A multidisciplinary framework for deconstructing bots' pluripotency in dualistic antagonism
- URL: http://arxiv.org/abs/2402.15119v4
- Date: Sat, 11 May 2024 04:35:37 GMT
- Title: A multidisciplinary framework for deconstructing bots' pluripotency in dualistic antagonism
- Authors: Wentao Xu, Kazutoshi Sasahara, Jianxun Chu, Bin Wang, Wenlu Fan, Zhiwen Hu,
- Abstract summary: Bot-disseminated misinformation could subtly yet profoundly reshape societal processes.
We propose an interdisciplinary framework to characterise bots' emergent risks to civic discourse.

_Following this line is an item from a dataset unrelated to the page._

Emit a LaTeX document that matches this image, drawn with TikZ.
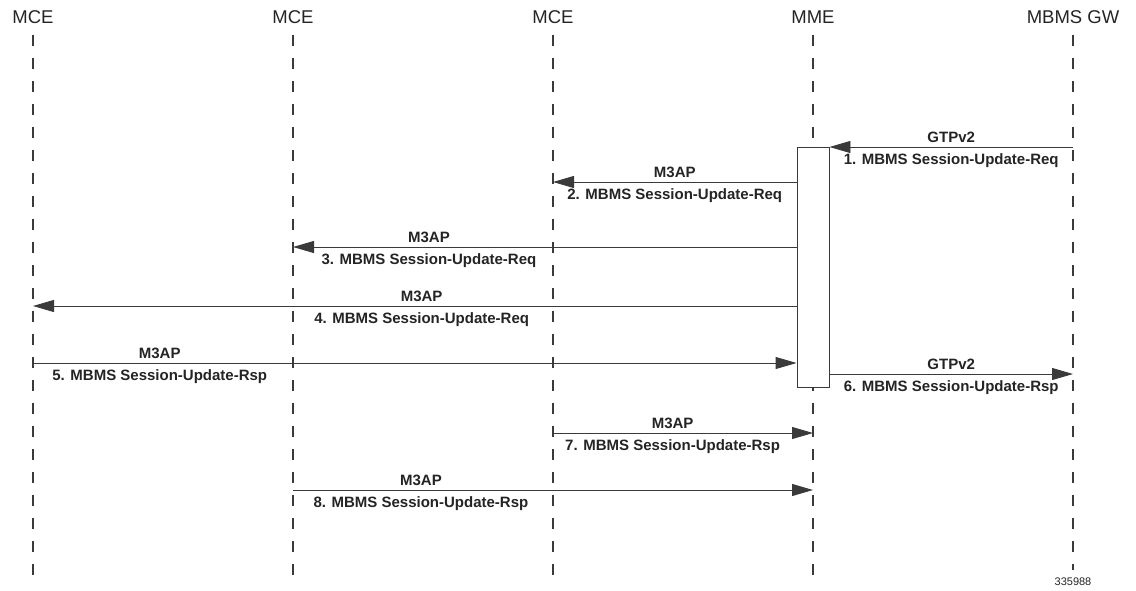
\documentclass[tikz,border=0pt]{standalone}
\usepackage{fontspec}
\setmainfont{Liberation Sans}
\usetikzlibrary{arrows.meta,positioning}
\definecolor{linegray}{HTML}{3A3A3A}
\definecolor{textgray}{HTML}{242424}
\tikzstyle{head}  = [text=textgray, font=\fontsize{18.5}{22}\selectfont, inner sep=0pt]
\tikzstyle{life}  = [draw=linegray, line width=1.2pt, dash pattern=on 11pt off 12pt]
\tikzstyle{act}   = [rectangle, draw=linegray, fill=white, line width=0.9pt, inner sep=0pt, minimum width=32pt, minimum height=240pt]
\tikzstyle{line}  = [draw=linegray, line width=0.9pt, -{Triangle[length=21pt, width=12pt]}]
\tikzstyle{proto} = [text=textgray, font=\bfseries\fontsize{15}{18}\selectfont, inner sep=0pt, above=4pt]
\tikzstyle{msg}   = [text=textgray, font=\bfseries\fontsize{15}{18}\selectfont, inner sep=0pt, below=6pt]

\begin{document}
\begin{tikzpicture}[x=1pt, y=-1pt]
		\useasboundingbox (0,0) rectangle (1136,590);
	
		% Node Setting %
		
		% 0 =======================================%
		\node [head] (mce1) at (33,17.5) {MCE};
		\node [head] (mce2) at (293,17.5) {MCE};
		\node [head] (mce3) at (553,17.5) {MCE};
		\node [head] (mme) at (813,17.5) {MME};
		\node [head] (gw) at (1073,17.5) {MBMS GW};
		% 1 =======================================%
		\path [life] (mce1 |- 0,35) -- (mce1 |- 0,578);
		\path [life] (mce2 |- 0,35) -- (mce2 |- 0,578);
		\path [life] (mce3 |- 0,35) -- (mce3 |- 0,578);
		\path [life] (mme |- 0,35) -- (mme |- 0,578);
		\path [life] (gw |- 0,35) -- (gw |- 0,570);
		\node [text=textgray, font=\fontsize{11}{13}\selectfont, inner sep=0pt] (ref) at (1073,582) {335988};
		% 2 =======================================%
		\node [act] (mmebox) at (813,267) {};
		%=========================================%
		
		% Connection %
		
		\path [line] (gw |- 0,147) -- (mmebox.east |- 0,147)
			node [proto, midway] {GTPv2} node [msg, midway] {1. MBMS Session-Update-Req};
		\path [line] (mmebox.west |- 0,182) -- (mce3 |- 0,182)
			node [proto, midway] {M3AP} node [msg, midway] {2. MBMS Session-Update-Req};
		\path [line] (mmebox.west |- 0,247) -- (mce2 |- 0,247)
			node [proto, pos=0.73] {M3AP} node [msg, pos=0.73] {3. MBMS Session-Update-Req};
		\path [line] (mmebox.west |- 0,306) -- (mce1 |- 0,306)
			node [proto, pos=0.491] {M3AP} node [msg, pos=0.491] {4. MBMS Session-Update-Req};
		\path [line] (mce1 |- 0,363) -- (mmebox.west |- 0,363)
			node [proto, pos=0.166] {M3AP} node [msg, pos=0.166] {5. MBMS Session-Update-Rsp};
		\path [line] (mmebox.east |- 0,374) -- (gw |- 0,374)
			node [proto, midway] {GTPv2} node [msg, midway] {6. MBMS Session-Update-Rsp};
		\path [line] (mce3 |- 0,433) -- (mme |- 0,433)
			node [proto, pos=0.46] {M3AP} node [msg, pos=0.46] {7. MBMS Session-Update-Rsp};
		\path [line] (mce2 |- 0,490) -- (mme |- 0,490)
			node [proto, pos=0.246] {M3AP} node [msg, pos=0.246] {8. MBMS Session-Update-Rsp};
	\end{tikzpicture}
\end{document}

- Score: 7.152948800435588
- License: http://creativecommons.org/licenses/by/4.0/
- Abstract: Anthropomorphic social bots are engineered to emulate human verbal communication and generate toxic or inflammatory content across social networking services (SNSs). Bot-disseminated misinformation could subtly yet profoundly reshape societal processes by complexly interweaving factors like repeated disinformation exposure, amplified political polarization, compromised indicators of democratic health, shifted perceptions of national identity, propagation of false social norms, and manipulation of collective memory over time. However, extrapolating bots' pluripotency across hybridized, multilingual, and heterogeneous media ecologies from isolated SNS analyses remains largely unknown, underscoring the need for a comprehensive framework to characterise bots' emergent risks to civic discourse. Here we propose an interdisciplinary framework to characterise bots' pluripotency, incorporating quantification of influence, network dynamics monitoring, and interlingual feature analysis. When applied to the geopolitical discourse around the Russo-Ukrainian conflict, results from interlanguage toxicity profiling and network analysis elucidated spatiotemporal trajectories of pro-Russian and pro-Ukrainian human and bots across hybrid SNSs. Weaponized bots predominantly inhabited X, while human primarily populated Reddit in the social media warfare. This rigorous framework promises to elucidate interlingual homogeneity and heterogeneity in bots' pluripotent behaviours, revealing synergistic human-bot mechanisms underlying regimes of information manipulation, echo chamber formation, and collective memory manifestation in algorithmically structured societies.